Asiatic lilies are members of the Liliaceae, or lily, family. The plant is an herbaceous perennial grown from a bulb. Over 100 species of hybrids exist. Although the Asiatic has always been a favorite among gardeners, a pest has arrived that is particular to this type of lily. The red lily bug, or lily leaf beetle, has quickly spread across Eastern Canada and has now made its way into the United States.
The red lily bug (Lilioceris lilii), as an adult, has a striking red body with black legs, head and antennae. The adults are ¼ inch to 3/8 inch long and emit a squeaking noise when squeezed. This is a defense mechanism against predators. They are sturdy fliers and exceptional hiders.
The bugs winter in the ground as adults and appear early in the spring to look for food. They can survive for a couple of weeks until they lay their eggs in a crooked line on the underside of a lily leaf. An adult female can lay up to 450 eggs. The eggs are reddish/orange in color and take seven to 10 days to hatch. They hatch into the larvae stage, which is when they do their most destruction. Young larvae are distinctive in that they secrete and carry their own excrement on their backs. After feasting for 16 to 24 days, they enter the soil for 16 to 22 more days and emerge as adults.
The adults and older larvae do the most destruction to the lily. They eat leaves, stems, buds and flowers. The larvae tend to do more damage then the adults. It's possible they can eat all the leaves off a large lily in only a few days. As adults they will then feed until fall. This can cause severe damage to lilies.

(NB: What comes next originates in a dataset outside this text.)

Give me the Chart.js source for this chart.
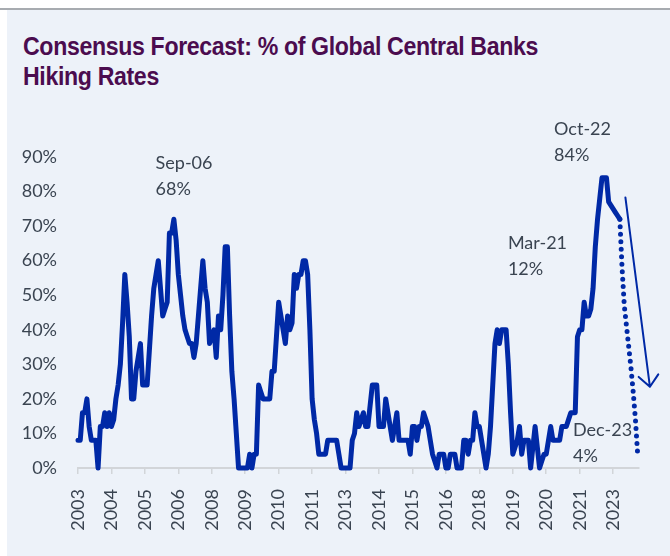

Manual control is the easiest method if only a few bugs are on each plant. Hand picking is effective. It is not dangerous to touch them, but using a pliers or some sort of pinching tool to grab them is preferable. Otherwise, they can be shaken off the plant into soapy water where they will die. The eggs are easy to see on the underside of the leaf; simply wiping off the leaf will destroy the eggs.
Control with pesticides is also an option. If insecticidal soaps (just soap and water) doesn't work then a low toxicity option is "Trounce", a mixture of insecticidal soap and pyrethrin used as a spray. Neem, an insecticide from the neem tree can also be tried. Neem can be bought under the names Turplex, Azatin EC, Margosan-O, Align, and BioNeem. Otherwise, more toxic insecticides such as carbaryl (Sevin) and Malathion are also effective. These can all be bought at local nurseries and garden centers. Instructions should be read carefully before applying.